Morgan made the comments during a Royal Television Society event, answering a question about whether 'The Crown' would tackle rumours about Prince Philip's alleged affairs during the early years of his marriage to the Queen, denied by the royal family.
We know Prince Philip today as a 95-year-old duffer in tweed. But 'The Crown’ has showed another side to the Queen’s other half (brilliantly played by Matt Smith), portraying him as a bit of a playboy, with a roving eye, indulging in boozy lunches at his gentlemen’s club. Morgan has put the royal marriage firmly at the centre of ‘The Crown’. In season one we saw the Queen, who was just 25 when she was crowned, struggle to balance the demands of the new job with two small children and a handful of a husband.

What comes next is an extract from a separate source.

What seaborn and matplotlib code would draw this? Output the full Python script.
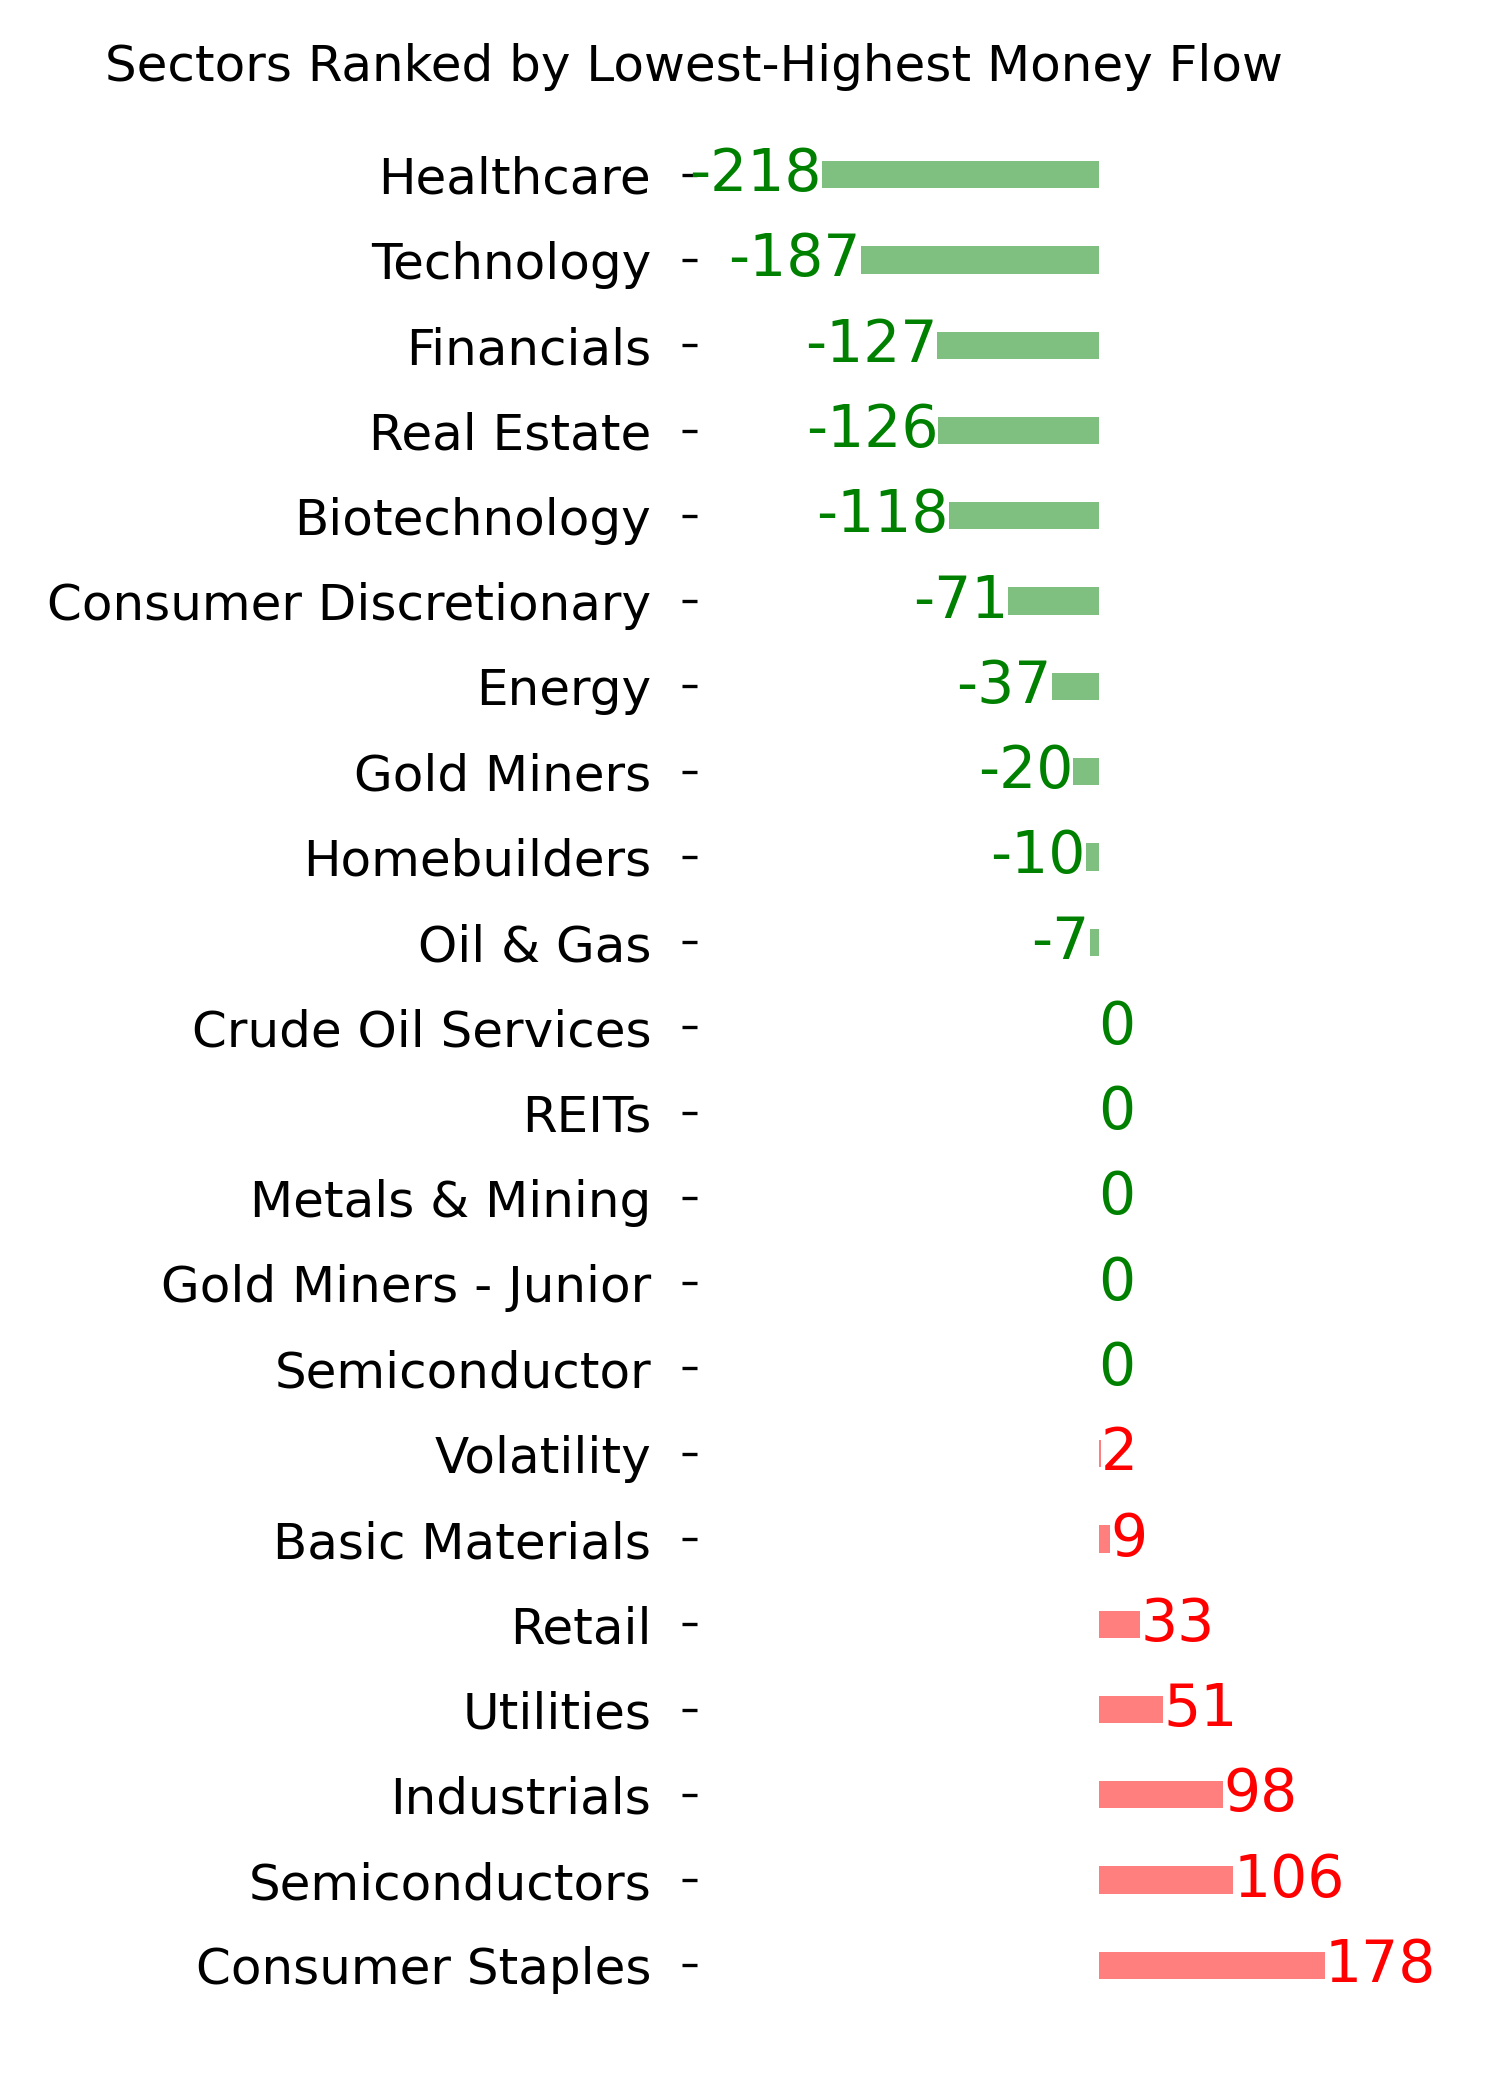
import matplotlib
matplotlib.use("Agg")
import matplotlib.pyplot as plt
import seaborn as sns
import pandas as pd

# Data
sectors = [
    "Healthcare", "Technology", "Financials", "Real Estate", "Biotechnology",
    "Consumer Discretionary", "Energy", "Gold Miners", "Homebuilders", "Oil & Gas",
    "Crude Oil Services", "REITs", "Metals & Mining", "Gold Miners - Junior",
    "Semiconductor", "Volatility", "Basic Materials", "Retail", "Utilities",
    "Industrials", "Semiconductors", "Consumer Staples",
]
money_flow = [
    -218, -187, -127, -126, -118,
    -71, -37, -20, -10, -7,
    0, 0, 0, 0,
    0, 2, 9, 33, 51,
    98, 106, 178,
]
title = "Sectors Ranked by Lowest-Highest Money Flow"


def plot_money_flow():
    sns.set_style("white")
    plt.rcParams['font.family'] = ['DejaVu Sans']

    df = pd.DataFrame({"sector": sectors, "flow": money_flow})
    df["sign"] = ["neg" if v <= 0 else "pos" for v in df["flow"]]

    fig = plt.figure(figsize=(5, 7), dpi=300)
    ax = fig.add_axes([0.4647, 0.0438, 0.5353, 0.8933])

    sns.barplot(data=df, x="flow", y="sector", hue="sign",
                palette={"neg": "green", "pos": "red"}, dodge=False,
                width=0.32, alpha=0.5, saturation=1, linewidth=0,
                legend=False, ax=ax, orient="h")

    # value labels next to each bar
    for i, v in enumerate(df["flow"]):
        if v < 0:
            ax.text(v, i, str(v), ha="right", va="center", color="green", fontsize=14)
        elif v == 0:
            ax.text(v, i, str(v), ha="left", va="center", color="green", fontsize=14)
        else:
            ax.text(v, i, str(v), ha="left", va="center", color="red", fontsize=14)

    ax.set_xlim(-316, 316)
    ax.set_ylim(len(sectors) - 0.5, -0.5)
    ax.set_xlabel("")
    ax.set_ylabel("")
    ax.set_xticks([])
    for s in ax.spines.values():
        s.set_visible(False)
    ax.tick_params(axis="y", left=True, length=3.5, width=0.8, color="black",
                   pad=7.5, labelsize=12, labelcolor="black")

    fig.text(0.4627, 1 - 67 / 2100, title, ha="center", va="center",
             fontsize=12, color="black")

    fig.savefig("out.png", dpi=300)
    plt.close(fig)


if __name__ == "__main__":
    plot_money_flow()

We've seen Prince Philip seething with resentment about giving up his career in the navy to become Mr Queen, humiliated by having to kneel in front of his wife at her coronation, and furious that the kids won't be given his surname.
The writer and broadcaster Gyles Brandreth, in a book about the royals, quoted Philip as making this denial about the rumours of affairs: ‘How could I? I’ve had a detective in my company, night and day, since 1947.’ Morgan was keeping shtum about plot details for season two, but he told the audience that it would cover the eight years between 1956 and 1964.